* [AVAILABLE DATA]
——

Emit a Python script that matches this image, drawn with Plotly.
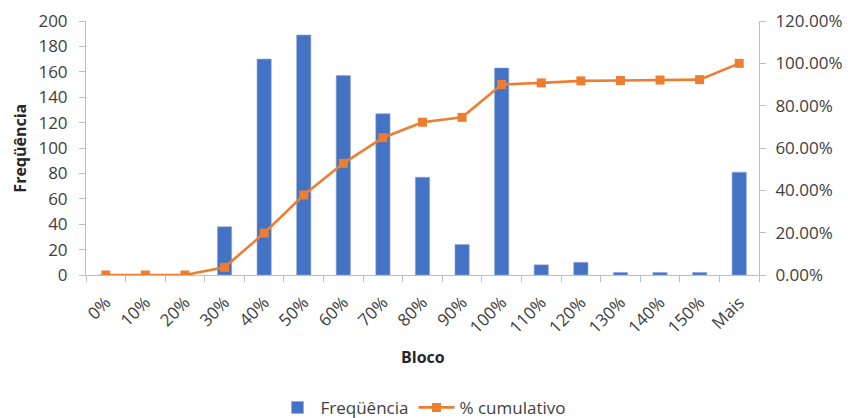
import plotly.graph_objects as go

# Frequency histogram per block bin with cumulative percentage
categories = ["0%", "10%", "20%", "30%", "40%", "50%", "60%", "70%", "80%",
              "90%", "100%", "110%", "120%", "130%", "140%", "150%", "Mais"]
frequencia = [0, 0, 0, 38, 170, 189, 157, 127, 77, 24, 163, 8, 10, 2, 2, 2, 81]
cumulativo = [0.0, 0.0, 0.0, 3.62, 19.81, 37.81, 52.76, 64.86, 72.19, 74.48,
              90.0, 90.76, 91.71, 91.90, 92.10, 92.29, 100.0]

left_ticks = list(range(0, 201, 20))
right_ticks = list(range(0, 121, 20))
right_labels = [f"{v:.2f}%" for v in right_ticks]

BLUE = "#4472C4"
ORANGE = "#ED7D31"
AXIS = "#BFBFBF"
TEXT = "#404040"
FONT = "Open Sans"

fig = go.Figure()
fig.add_trace(go.Bar(
    x=categories, y=frequencia, name="Freqüência",
    marker=dict(color=BLUE, line=dict(color="#8FAADC", width=0.6)),
    yaxis="y",
))
fig.add_trace(go.Scatter(
    x=categories, y=cumulativo, name="% cumulativo",
    mode="lines+markers",
    line=dict(color=ORANGE, width=2.6),
    marker=dict(symbol="square", size=9, color=ORANGE),
    yaxis="y2",
))

fig.update_layout(
    width=848, height=418,
    margin=dict(l=86, r=89, t=21, b=143, autoexpand=False),
    paper_bgcolor="white", plot_bgcolor="white",
    font=dict(family=FONT, size=17, color=TEXT),
    bargap=0.64,
    showlegend=True,
    legend=dict(orientation="h", x=0.5, xanchor="center", y=-0.523,
                yanchor="middle", font=dict(size=17, color=TEXT),
                itemwidth=36, traceorder="normal"),
    xaxis=dict(
        type="category", range=[-0.5, len(categories) - 0.5],
        showgrid=False, showline=True, linecolor=AXIS,
        linewidth=1, ticks="outside", tickson="boundaries", ticklen=6,
        tickcolor=AXIS, tickangle=-45, tickfont=dict(size=17, color=TEXT),
        ticklabelstandoff=10, zeroline=False, automargin=False,
    ),
    yaxis=dict(
        range=[0, 200], tickvals=left_ticks, showgrid=False, showline=True,
        linecolor=AXIS, ticks="outside", ticklen=6, tickcolor=AXIS,
        tickfont=dict(size=17, color=TEXT), ticklabelstandoff=8,
        zeroline=False, automargin=False,
    ),
    yaxis2=dict(
        range=[0, 120], tickvals=right_ticks, ticktext=right_labels,
        overlaying="y", side="right",
        showgrid=False, showline=True, linecolor=AXIS, ticks="outside",
        ticklen=6, tickcolor=AXIS, ticklabelstandoff=6,
        tickfont=dict(size=17, color=TEXT), zeroline=False, automargin=False,
    ),
    annotations=[
        dict(text="<b>Bloco</b>", xref="paper", yref="paper", x=0.5,
             y=-0.323, xanchor="center", yanchor="middle", showarrow=False,
             font=dict(size=16, color="#262626")),
        dict(text="<b>Freqüência</b>", xref="paper", yref="paper",
             x=-0.0986, y=0.5, xanchor="center", yanchor="middle",
             textangle=-90, showarrow=False,
             font=dict(size=16, color="#262626")),
    ],
)

fig.write_html("out.html")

——

* [DIRECTIONS FOR THIS TASK]
Copy out the whole listing exactly, and don't carry over any pictures.

* [ANSWER TO THE PROBLEM]
Emit a Python script that matches this image, drawn with Plotly.
import plotly.graph_objects as go

# Frequency histogram per block bin with cumulative percentage
categories = ["0%", "10%", "20%", "30%", "40%", "50%", "60%", "70%", "80%",
              "90%", "100%", "110%", "120%", "130%", "140%", "150%", "Mais"]
frequencia = [0, 0, 0, 38, 170, 189, 157, 127, 77, 24, 163, 8, 10, 2, 2, 2, 81]
cumulativo = [0.0, 0.0, 0.0, 3.62, 19.81, 37.81, 52.76, 64.86, 72.19, 74.48,
              90.0, 90.76, 91.71, 91.90, 92.10, 92.29, 100.0]

left_ticks = list(range(0, 201, 20))
right_ticks = list(range(0, 121, 20))
right_labels = [f"{v:.2f}%" for v in right_ticks]

BLUE = "#4472C4"
ORANGE = "#ED7D31"
AXIS = "#BFBFBF"
TEXT = "#404040"
FONT = "Open Sans"

fig = go.Figure()
fig.add_trace(go.Bar(
    x=categories, y=frequencia, name="Freqüência",
    marker=dict(color=BLUE, line=dict(color="#8FAADC", width=0.6)),
    yaxis="y",
))
fig.add_trace(go.Scatter(
    x=categories, y=cumulativo, name="% cumulativo",
    mode="lines+markers",
    line=dict(color=ORANGE, width=2.6),
    marker=dict(symbol="square", size=9, color=ORANGE),
    yaxis="y2",
))

fig.update_layout(
    width=848, height=418,
    margin=dict(l=86, r=89, t=21, b=143, autoexpand=False),
    paper_bgcolor="white", plot_bgcolor="white",
    font=dict(family=FONT, size=17, color=TEXT),
    bargap=0.64,
    showlegend=True,
    legend=dict(orientation="h", x=0.5, xanchor="center", y=-0.523,
                yanchor="middle", font=dict(size=17, color=TEXT),
                itemwidth=36, traceorder="normal"),
    xaxis=dict(
        type="category", range=[-0.5, len(categories) - 0.5],
        showgrid=False, showline=True, linecolor=AXIS,
        linewidth=1, ticks="outside", tickson="boundaries", ticklen=6,
        tickcolor=AXIS, tickangle=-45, tickfont=dict(size=17, color=TEXT),
        ticklabelstandoff=10, zeroline=False, automargin=False,
    ),
    yaxis=dict(
        range=[0, 200], tickvals=left_ticks, showgrid=False, showline=True,
        linecolor=AXIS, ticks="outside", ticklen=6, tickcolor=AXIS,
        tickfont=dict(size=17, color=TEXT), ticklabelstandoff=8,
        zeroline=False, automargin=False,
    ),
    yaxis2=dict(
        range=[0, 120], tickvals=right_ticks, ticktext=right_labels,
        overlaying="y", side="right",
        showgrid=False, showline=True, linecolor=AXIS, ticks="outside",
        ticklen=6, tickcolor=AXIS, ticklabelstandoff=6,
        tickfont=dict(size=17, color=TEXT), zeroline=False, automargin=False,
    ),
    annotations=[
        dict(text="<b>Bloco</b>", xref="paper", yref="paper", x=0.5,
             y=-0.323, xanchor="center", yanchor="middle", showarrow=False,
             font=dict(size=16, color="#262626")),
        dict(text="<b>Freqüência</b>", xref="paper", yref="paper",
             x=-0.0986, y=0.5, xanchor="center", yanchor="middle",
             textangle=-90, showarrow=False,
             font=dict(size=16, color="#262626")),
    ],
)

fig.write_html("out.html")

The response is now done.